Me di una ducha de agua caliente y luego me hice un poderosísimo y aún más doloroso masaje en el tobillo con bálsamo de tigre que me dejó descompuesto y tiritando, pero con buenas sensaciones de que la articulación podría seguir funcionando.
El día siguiente lo dediqué a descansar, a seguir dándome traumáticos masajes y a leer al doctor Carl Gustav Jung.
El día 25 reanudé la marcha como si tal cosa hasta Jiri, y aunque llegué con el pié bastante dolorido, mi sorpresa fue que pude caminar prácticamente normal. La duda entonces fue ¿qué es más sanador, el bálsamo de tigre o mis propias manos?
El día 26 a las seis de la mañana, cogí en Jiri un autobús que tras un trayecto infernal, y entre enormes estrecheces, me dejó en Kathmandu a las tres de la tarde.
Caminando llegué hasta el barrio del Thamel donde me volví a alojar en el hotel más cutre de toda la ciudad, el Puskar.

Resumiendo: que estoy contento, morenito y delgado como un palillo.

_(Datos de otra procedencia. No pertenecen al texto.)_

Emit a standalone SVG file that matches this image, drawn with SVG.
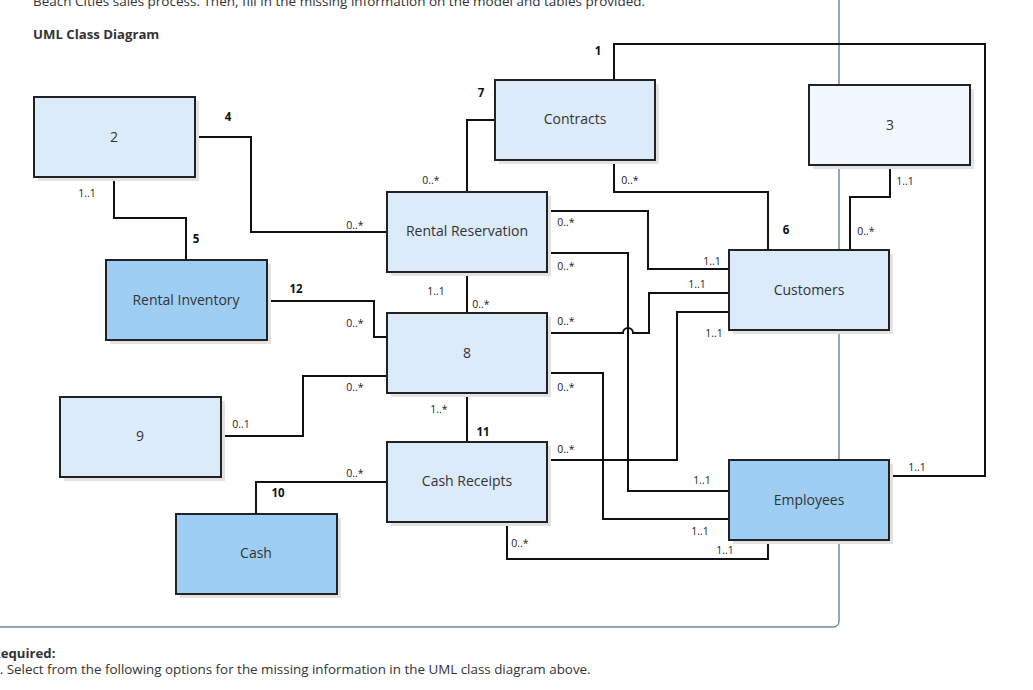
<svg xmlns="http://www.w3.org/2000/svg" width="1033" height="690" viewBox="0 0 1033 690">
<style>
.t{font-family:"Open Sans","Liberation Sans",sans-serif;fill:#333}
.n{font-size:14px;text-anchor:middle}
.m{font-size:10.5px;text-anchor:middle;fill:#222}
.b{font-size:11.5px;font-weight:bold;text-anchor:middle;fill:#111}
.box{stroke:#222;stroke-width:2}
.l1{fill:#dbebf9}
.l2{fill:#9ecef3}
.l3{fill:#f3f8fe}
.sh{fill:#e2e2e2}
.c{fill:none;stroke:#111;stroke-width:2}
</style>
<rect width="1033" height="690" fill="#fff"/>
<text class="t" x="33" y="6" font-size="13.5">Beach Cities sales process. Then, fill in the missing information on the model and tables provided.</text>
<text class="t" x="33" y="39" font-size="13.2" font-weight="bold" fill="#222">UML Class Diagram</text>
<path d="M839,0 V621 Q839,627 833,627 H-2" fill="none" stroke="#2a4d7a" stroke-width="1"/>
<text class="t" x="-8" y="658" font-size="13.2" font-weight="bold" fill="#222">Required:</text>
<text class="t" x="-8" y="674" font-size="13.4" fill="#222">1. Select from the following options for the missing information in the UML class diagram above.</text>
<g id="connectors">
<path class="c" d="M195,137 H251 V232 H387"/>
<path class="c" d="M114,177 V218 H186 V260"/>
<path class="c" d="M614,80 V44 H985 V476 H889"/>
<path class="c" d="M495,120 H467 V192"/>
<path class="c" d="M614,160 V192 H768 V250"/>
<path class="c" d="M890,165 V197 H850 V250"/>
<path class="c" d="M547,211 H648 V269 H729"/>
<path class="c" d="M547,253 H628 V491 H729"/>
<path class="c" d="M547,333 H623 A5,5 0 0 1 633,333 H649 V293 H729"/>
<path class="c" d="M729,312 H677 V460 H547"/>
<path class="c" d="M547,373 H603 V519 H729"/>
<path class="c" d="M507,522 V559 H768 V540"/>
<path class="c" d="M467,272 V313"/>
<path class="c" d="M267,301 H374 V337 H387"/>
<path class="c" d="M387,376 H303 V436 H221"/>
<path class="c" d="M467,393 V442"/>
<path class="c" d="M256,514 V482 H387"/>
</g>
<g id="node-2"><rect class="sh" x="38" y="101" width="161" height="80"/><rect class="box l1" x="34" y="97" width="161" height="80"/><text class="t n" x="114" y="142">2</text></g>
<g id="node-contracts"><rect class="sh" x="499" y="84" width="160" height="80"/><rect class="box l1" x="495" y="80" width="160" height="80"/><text class="t n" x="575" y="124">Contracts</text></g>
<g id="node-3"><rect class="sh" x="813" y="89" width="161" height="80"/><rect class="box l3" x="809" y="85" width="161" height="80"/><text class="t n" x="890" y="130">3</text></g>
<g id="node-rental-reservation"><rect class="sh" x="391" y="196" width="160" height="80"/><rect class="box l1" x="387" y="192" width="160" height="80"/><text class="t n" x="467" y="236">Rental Reservation</text></g>
<g id="node-customers"><rect class="sh" x="733" y="254" width="160" height="80"/><rect class="box l1" x="729" y="250" width="160" height="80"/><text class="t n" x="809" y="295">Customers</text></g>
<g id="node-rental-inventory"><rect class="sh" x="110" y="264" width="161" height="80"/><rect class="box l2" x="106" y="260" width="161" height="80"/><text class="t n" x="186" y="305">Rental Inventory</text></g>
<g id="node-8"><rect class="sh" x="391" y="317" width="160" height="80"/><rect class="box l1" x="387" y="313" width="160" height="80"/><text class="t n" x="467" y="358">8</text></g>
<g id="node-9"><rect class="sh" x="64" y="401" width="161" height="80"/><rect class="box l1" x="60" y="397" width="161" height="80"/><text class="t n" x="140" y="441">9</text></g>
<g id="node-cash-receipts"><rect class="sh" x="391" y="446" width="160" height="80"/><rect class="box l1" x="387" y="442" width="160" height="80"/><text class="t n" x="467" y="486">Cash Receipts</text></g>
<g id="node-employees"><rect class="sh" x="733" y="464" width="160" height="80"/><rect class="box l2" x="729" y="460" width="160" height="80"/><text class="t n" x="809" y="505">Employees</text></g>
<g id="node-cash"><rect class="sh" x="180" y="518" width="161" height="80"/><rect class="box l2" x="176" y="514" width="161" height="80"/><text class="t n" x="256" y="558">Cash</text></g>
<g id="labels">
<text class="t b" x="228" y="121">4</text>
<text class="t b" x="196" y="243">5</text>
<text class="t b" x="598" y="55">1</text>
<text class="t b" x="481" y="97">7</text>
<text class="t b" x="786" y="234">6</text>
<text class="t b" x="296" y="293">12</text>
<text class="t b" x="483" y="436">11</text>
<text class="t b" x="278" y="497">10</text>
<text class="t m" x="87" y="197">1..1</text>
<text class="t m" x="355" y="229">0..*</text>
<text class="t m" x="431" y="184">0..*</text>
<text class="t m" x="630" y="184">0..*</text>
<text class="t m" x="905" y="185">1..1</text>
<text class="t m" x="866" y="235">0..*</text>
<text class="t m" x="566" y="226">0..*</text>
<text class="t m" x="566" y="270">0..*</text>
<text class="t m" x="712" y="265">1..1</text>
<text class="t m" x="697" y="288">1..1</text>
<text class="t m" x="714" y="337">1..1</text>
<text class="t m" x="436" y="295">1..1</text>
<text class="t m" x="481" y="308">0..*</text>
<text class="t m" x="355" y="327">0..*</text>
<text class="t m" x="566" y="325">0..*</text>
<text class="t m" x="355" y="391">0..*</text>
<text class="t m" x="566" y="391">0..*</text>
<text class="t m" x="241" y="428">0..1</text>
<text class="t m" x="439" y="413">1..*</text>
<text class="t m" x="566" y="453">0..*</text>
<text class="t m" x="355" y="477">0..*</text>
<text class="t m" x="702" y="484">1..1</text>
<text class="t m" x="917" y="471">1..1</text>
<text class="t m" x="700" y="535">1..1</text>
<text class="t m" x="520" y="547">0..*</text>
<text class="t m" x="725" y="554">1..1</text>
</g>
</svg>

Y si no creeis lo que os he contado, aquí os enlazo unas fotos para que veáis que, al menos, parte de lo dicho es medio cierto:



Besos,
Juanj.

PD: estos días que llevo ahora en Kathmandu no son solamente de descanso, son también de gestiones. Además de traspasar fotos, redactar estos escritos, y lavar ropa, tengo que ampliar mi visado de Nepal, sacar los permisos para mi próxima aventura: el trekking del Langtang y Helambu, y comprarme una chaqueta de plumas y unos guantes para no pasar tanto frío. !Ah! y debo seguir masajeando mi tobillo para devolverlo a su antigua majestuosidad.